## CHALLENGE
Leave out every picture, then output exactly the lines between the ones holding "Output the Python" and "ax.bar(x, enrollment, width=0.3, color=BAR, zorder=3)", inclusive, and nothing beyond them.

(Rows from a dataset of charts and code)
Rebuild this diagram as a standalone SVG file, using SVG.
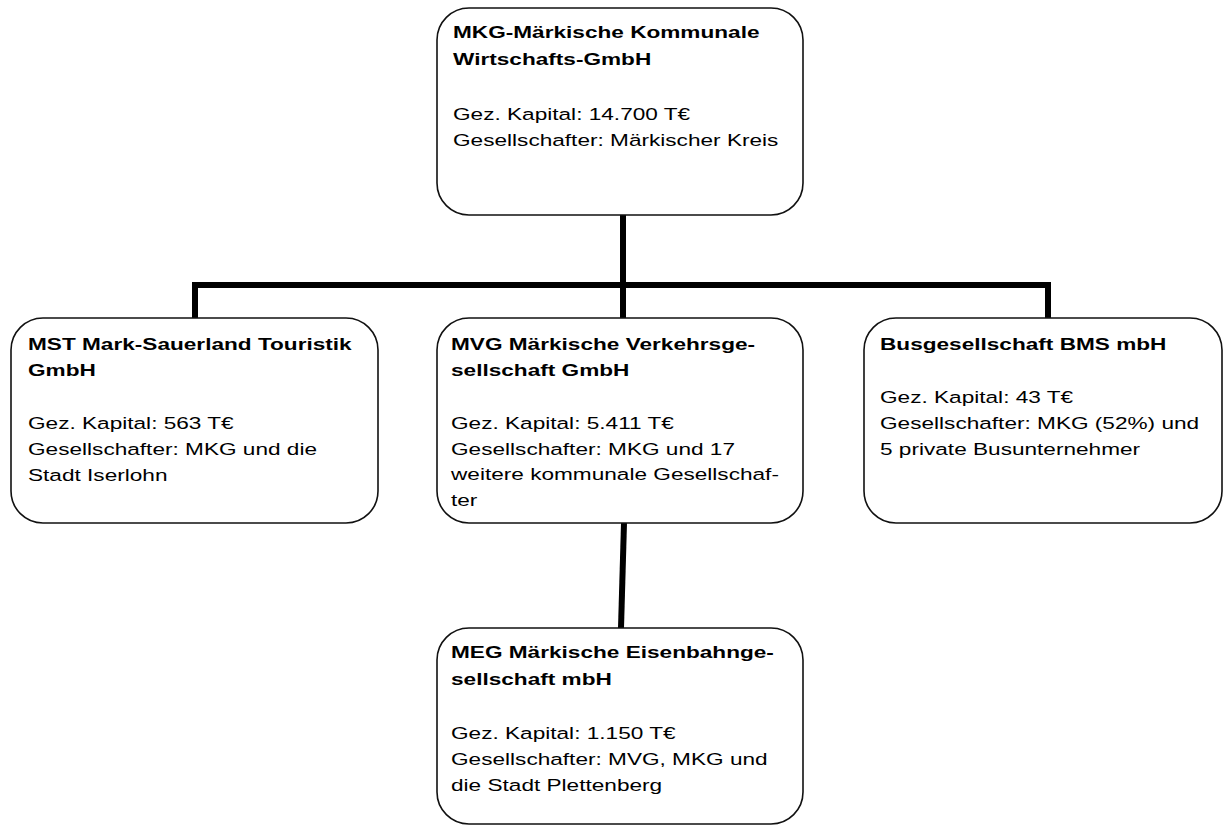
<svg xmlns="http://www.w3.org/2000/svg" width="1226" height="826" viewBox="0 0 1226 826">
<style>
.box{fill:#fff;stroke:#111;stroke-width:1.6}
.t{font-family:"Liberation Sans",Arial,sans-serif;font-size:17px;fill:#000}
.b{font-weight:bold}
.c{stroke:#000;stroke-width:6;fill:none;stroke-linecap:butt}
</style>
<rect width="1226" height="826" fill="#fff"/>
<g id="connectors">
<line class="c" x1="623" y1="215" x2="623" y2="285"/>
<polyline class="c" points="195,318 195,285 1048,285 1048,318"/>
<line class="c" x1="623" y1="285" x2="623" y2="318"/>
<line class="c" x1="624" y1="523" x2="621" y2="628"/>
</g>
<g id="mkg">
<rect class="box" x="437" y="8" width="366" height="207" rx="32"/>
<text class="t b" transform="translate(453 38) scale(1.33 1)"><tspan x="0" y="0">MKG-Märkische Kommunale</tspan><tspan x="0" y="27">Wirtschafts-GmbH</tspan></text>
<text class="t" transform="translate(453 120) scale(1.33 1)"><tspan x="0" y="0">Gez. Kapital: 14.700 T€</tspan><tspan x="0" y="26">Gesellschafter: Märkischer Kreis</tspan></text>
</g>
<g id="mst">
<rect class="box" x="11" y="318" width="367" height="205" rx="32"/>
<text class="t b" transform="translate(28 350) scale(1.33 1)"><tspan x="0" y="0">MST Mark-Sauerland Touristik</tspan><tspan x="0" y="26">GmbH</tspan></text>
<text class="t" transform="translate(28 429) scale(1.33 1)"><tspan x="0" y="0">Gez. Kapital: 563 T€</tspan><tspan x="0" y="26">Gesellschafter: MKG und die</tspan><tspan x="0" y="52">Stadt Iserlohn</tspan></text>
</g>
<g id="mvg">
<rect class="box" x="437" y="318" width="366" height="205" rx="32"/>
<text class="t b" transform="translate(451 350) scale(1.33 1)"><tspan x="0" y="0">MVG Märkische Verkehrsge-</tspan><tspan x="0" y="26">sellschaft GmbH</tspan></text>
<text class="t" transform="translate(451 429) scale(1.33 1)"><tspan x="0" y="0">Gez. Kapital: 5.411 T€</tspan><tspan x="0" y="26">Gesellschafter: MKG und 17</tspan><tspan x="0" y="51">weitere kommunale Gesellschaf-</tspan><tspan x="0" y="77">ter</tspan></text>
</g>
<g id="bms">
<rect class="box" x="864" y="318" width="358" height="205" rx="32"/>
<text class="t b" transform="translate(880 350) scale(1.33 1)">Busgesellschaft BMS mbH</text>
<text class="t" transform="translate(880 403) scale(1.33 1)"><tspan x="0" y="0">Gez. Kapital: 43 T€</tspan><tspan x="0" y="26">Gesellschafter: MKG (52%) und</tspan><tspan x="0" y="52">5 private Busunternehmer</tspan></text>
</g>
<g id="meg">
<rect class="box" x="437" y="628" width="366" height="196" rx="32"/>
<text class="t b" transform="translate(451 658) scale(1.33 1)"><tspan x="0" y="0">MEG Märkische Eisenbahnge-</tspan><tspan x="0" y="27">sellschaft mbH</tspan></text>
<text class="t" transform="translate(451 739) scale(1.33 1)"><tspan x="0" y="0">Gez. Kapital: 1.150 T€</tspan><tspan x="0" y="26">Gesellschafter: MVG, MKG und</tspan><tspan x="0" y="52">die Stadt Plettenberg</tspan></text>
</g>
</svg>
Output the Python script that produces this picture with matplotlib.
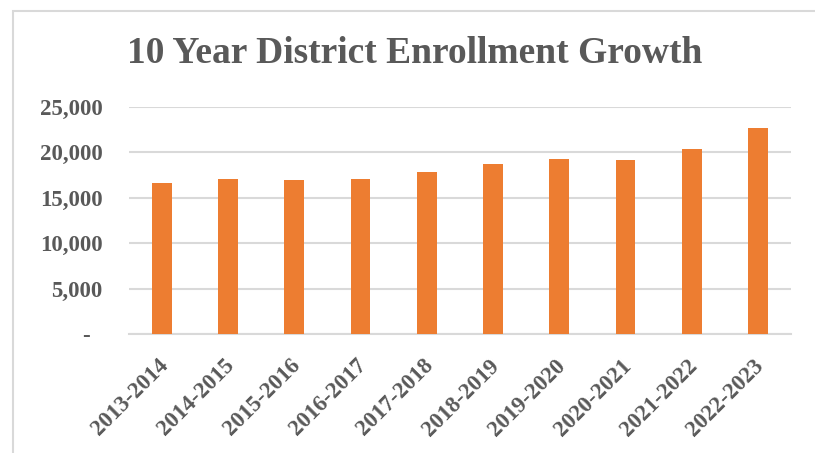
import matplotlib

matplotlib.use("Agg")
import matplotlib.pyplot as plt
import matplotlib.transforms as mtransforms
from matplotlib.patches import Rectangle
from matplotlib.ticker import FuncFormatter

years = ["2013-2014", "2014-2015", "2015-2016", "2016-2017", "2017-2018",
         "2018-2019", "2019-2020", "2020-2021", "2021-2022", "2022-2023"]
enrollment = [16650, 17070, 16990, 17070, 17870, 18680, 19230, 19150, 20330, 22670]
y_ticks = [0, 5000, 10000, 15000, 20000, 25000]

BAR = "#ED7D31"
GRID = "#D9D9D9"
TEXT = "#595959"
FONT = "Liberation Serif"

fig = plt.figure(figsize=(8.15, 4.53), dpi=100)
ax = fig.add_axes([0.158, 0.262, 0.8126, 0.5025])

x = list(range(len(years)))
ax.bar(x, enrollment, width=0.3, color=BAR, zorder=3)

ax.set_xlim(-0.5, len(years) - 0.5)
ax.set_ylim(0, 25000)
ax.set_yticks(y_ticks)
# accounting style: zero shown as a dash with trailing padding
ax.yaxis.set_major_formatter(FuncFormatter(lambda v, _: "-  " if v == 0 else f"{v:,.0f}"))
ax.grid(axis="y", color=GRID, linewidth=1.5, zorder=0)
ax.set_axisbelow(True)
for side in ("top", "right", "left"):
    ax.spines[side].set_visible(False)
ax.spines["bottom"].set_color(GRID)
ax.spines["bottom"].set_linewidth(1.5)
ax.tick_params(length=0)
ax.tick_params(axis="y", pad=19, labelcolor=TEXT)
ax.tick_params(axis="x", pad=15, labelcolor=TEXT)

for lab in ax.get_yticklabels():
    lab.set_fontfamily(FONT)
    lab.set_fontweight("bold")
    lab.set_fontsize(16.5)

ax.set_xticks(x)
ax.set_xticklabels(years)
shift = mtransforms.ScaledTranslation(-0.045, 0, fig.dpi_scale_trans)
for lab in ax.get_xticklabels():
    lab.set_fontfamily(FONT)
    lab.set_fontweight("bold")
    lab.set_fontsize(16.5)
    lab.set_rotation(45)
    lab.set_rotation_mode("anchor")
    lab.set_ha("right")
    lab.set_va("top")
    lab.set_transform(lab.get_transform() + shift)

fig.text(0.509, 0.882, "10 Year District Enrollment Growth", ha="center", va="center",
         fontsize=27, fontweight="bold", family=FONT, color=TEXT)

# light chart-area frame
fig.patches.append(Rectangle((13 / 815, -0.1), 1.2, 1 - 11 / 453 + 0.1,
                             transform=fig.transFigure, fill=False,
                             edgecolor=GRID, linewidth=1.5))

fig.savefig("out.png", dpi=100)
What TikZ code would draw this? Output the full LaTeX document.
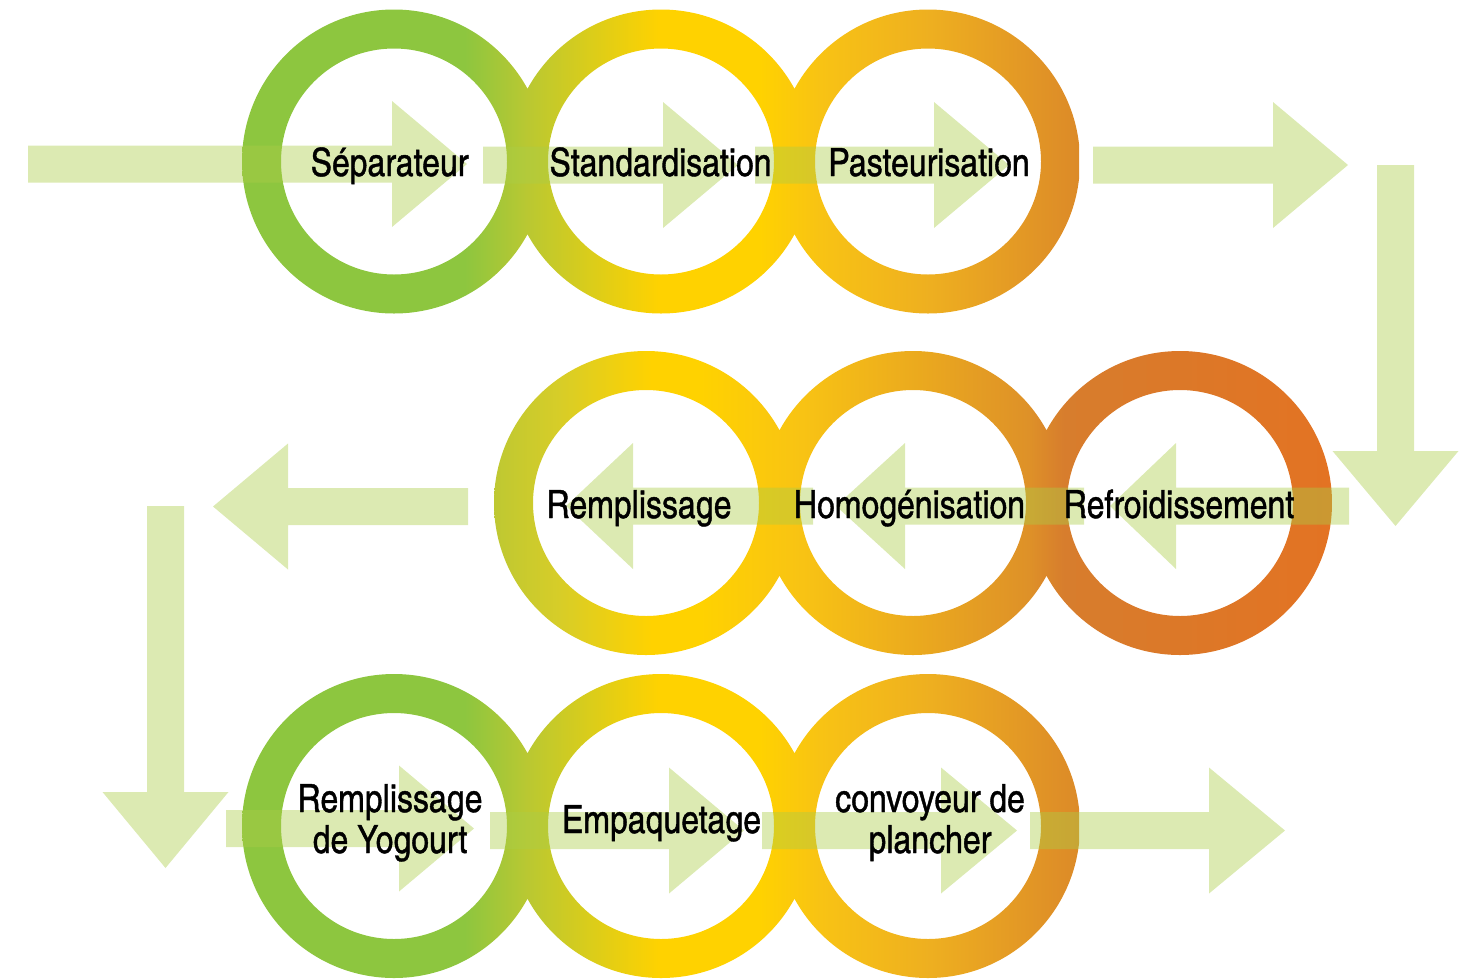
\documentclass[tikz,border=0pt]{standalone}
\usepackage{fontspec}
\setmainfont{texgyreheroscn}[Extension=.otf, UprightFont=*-regular, BoldFont=*-bold, ItalicFont=*-italic, BoldItalicFont=*-bolditalic, FakeBold=1]
\definecolor{arrowgreen}{RGB}{171,205,71}
\definecolor{ga}{RGB}{141,198,63}
\definecolor{gb}{RGB}{185,200,50}
\definecolor{yy}{RGB}{255,210,0}
\definecolor{ya}{RGB}{248,195,20}
\definecolor{oa}{RGB}{238,175,32}
\definecolor{ob}{RGB}{220,138,40}
\definecolor{ra}{RGB}{190,200,50}
\definecolor{rb}{RGB}{215,205,40}
\definecolor{rc}{RGB}{222,145,40}
\definecolor{rd}{RGB}{215,125,45}
\definecolor{re}{RGB}{220,120,40}
\definecolor{rf}{RGB}{227,115,35}
\pgfdeclarehorizontalshading{rowone}{100bp}{color(0bp)=(ga); color(25bp)=(ga); color(38.3bp)=(ga); color(42bp)=(gb); color(50bp)=(yy); color(55.9bp)=(yy); color(59.5bp)=(ya); color(66.1bp)=(oa); color(75bp)=(ob); color(100bp)=(ob)}
\pgfdeclarehorizontalshading{rowtwo}{100bp}{color(0bp)=(ra); color(25bp)=(ra); color(28.9bp)=(rb); color(34.4bp)=(yy); color(37.3bp)=(yy); color(43.4bp)=(ya); color(56.9bp)=(rc); color(59bp)=(rd); color(66bp)=(re); color(75bp)=(rf); color(100bp)=(rf)}
\newcommand\harrow[4]{%
  \fill[flowarrow] (#1,#4-18.5) -- (#2,#4-18.5) -- (#2,#4-63) -- (#3,#4) -- (#2,#4+63) -- (#2,#4+18.5) -- (#1,#4+18.5) -- cycle;}
\newcommand\varrow[4]{%
  \fill[flowarrow] (#1-18.5,#2) -- (#1-18.5,#3) -- (#1-63,#3) -- (#1,#4) -- (#1+63,#3) -- (#1+18.5,#3) -- (#1+18.5,#2) -- cycle;}
\begin{document}
\begin{tikzpicture}[x=1pt,y=-1pt,
  flowarrow/.style={fill=arrowgreen, fill opacity=0.42},
  steplabel/.style={font=\fontsize{39}{41}\selectfont, text=black, inner sep=0pt, align=center}]
\useasboundingbox (0,0) rectangle (1469,978);
% ---- rings, row 1
\begin{scope}
\clip \foreach \cx in {394,661,928}{ (\cx,161.5) ++(152,0) arc[start angle=0,end angle=360,radius=152pt] (\cx,161.5) ++(113,0) arc[start angle=360,end angle=0,radius=113pt] };
\shade[shading=rowone] (242,0) rectangle (1079,330);
\end{scope}
% ---- rings, row 2
\begin{scope}
\clip \foreach \cx in {646,913,1180}{ (\cx,503) ++(152,0) arc[start angle=0,end angle=360,radius=152pt] (\cx,503) ++(113,0) arc[start angle=360,end angle=0,radius=113pt] };
\shade[shading=rowtwo] (494,340) rectangle (1332,670);
\end{scope}
% ---- rings, row 3
\begin{scope}
\clip \foreach \cx in {394,661,928}{ (\cx,826) ++(152,0) arc[start angle=0,end angle=360,radius=152pt] (\cx,826) ++(113,0) arc[start angle=360,end angle=0,radius=113pt] };
\shade[shading=rowone] (242,660) rectangle (1079,990);
\end{scope}
% ---- arrows
\harrow{28}{392}{467}{164}
\harrow{483}{663}{738}{165}
\harrow{755}{934}{1009}{165}
\harrow{1093}{1273}{1348}{165}
\varrow{1395.5}{165}{451}{526}
\harrow{1349}{1176}{1110}{506}
\harrow{1084}{905}{836}{506}
\harrow{813}{633}{566}{506}
\harrow{468}{288}{213}{506.5}
\varrow{165.5}{506}{792}{868}
\harrow{226}{399}{474}{828.5}
\harrow{490}{669}{744}{830.5}
\harrow{762}{941}{1017}{830.5}
\harrow{1030}{1209}{1285}{830.5}
% ---- labels
\node[steplabel, anchor=base] (sep) at (389.5,176) {Séparateur};
\node[steplabel, anchor=base] (std) at (660.5,176) {Standardisation};
\node[steplabel, anchor=base] (pas) at (929,176) {Pasteurisation};
\node[steplabel, anchor=base] (ref) at (1179,518) {Refroidissement};
\node[steplabel, anchor=base] (hom) at (909.5,518) {Homogénisation};
\node[steplabel, anchor=base] (rem) at (639,518) {Remplissage};
\node[steplabel, anchor=base] (yog) at (390,853) {Remplissage\\de Yogourt};
\node[steplabel, anchor=base] (emp) at (661.5,833) {Empaquetage};
\node[steplabel, anchor=base] (con) at (930,853) {convoyeur de\\plancher};
\end{tikzpicture}
\end{document}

## SOLUTION TO THIS PROBLEM
Output the Python script that produces this picture with matplotlib.
import matplotlib

matplotlib.use("Agg")
import matplotlib.pyplot as plt
import matplotlib.transforms as mtransforms
from matplotlib.patches import Rectangle
from matplotlib.ticker import FuncFormatter

years = ["2013-2014", "2014-2015", "2015-2016", "2016-2017", "2017-2018",
         "2018-2019", "2019-2020", "2020-2021", "2021-2022", "2022-2023"]
enrollment = [16650, 17070, 16990, 17070, 17870, 18680, 19230, 19150, 20330, 22670]
y_ticks = [0, 5000, 10000, 15000, 20000, 25000]

BAR = "#ED7D31"
GRID = "#D9D9D9"
TEXT = "#595959"
FONT = "Liberation Serif"

fig = plt.figure(figsize=(8.15, 4.53), dpi=100)
ax = fig.add_axes([0.158, 0.262, 0.8126, 0.5025])

x = list(range(len(years)))
ax.bar(x, enrollment, width=0.3, color=BAR, zorder=3)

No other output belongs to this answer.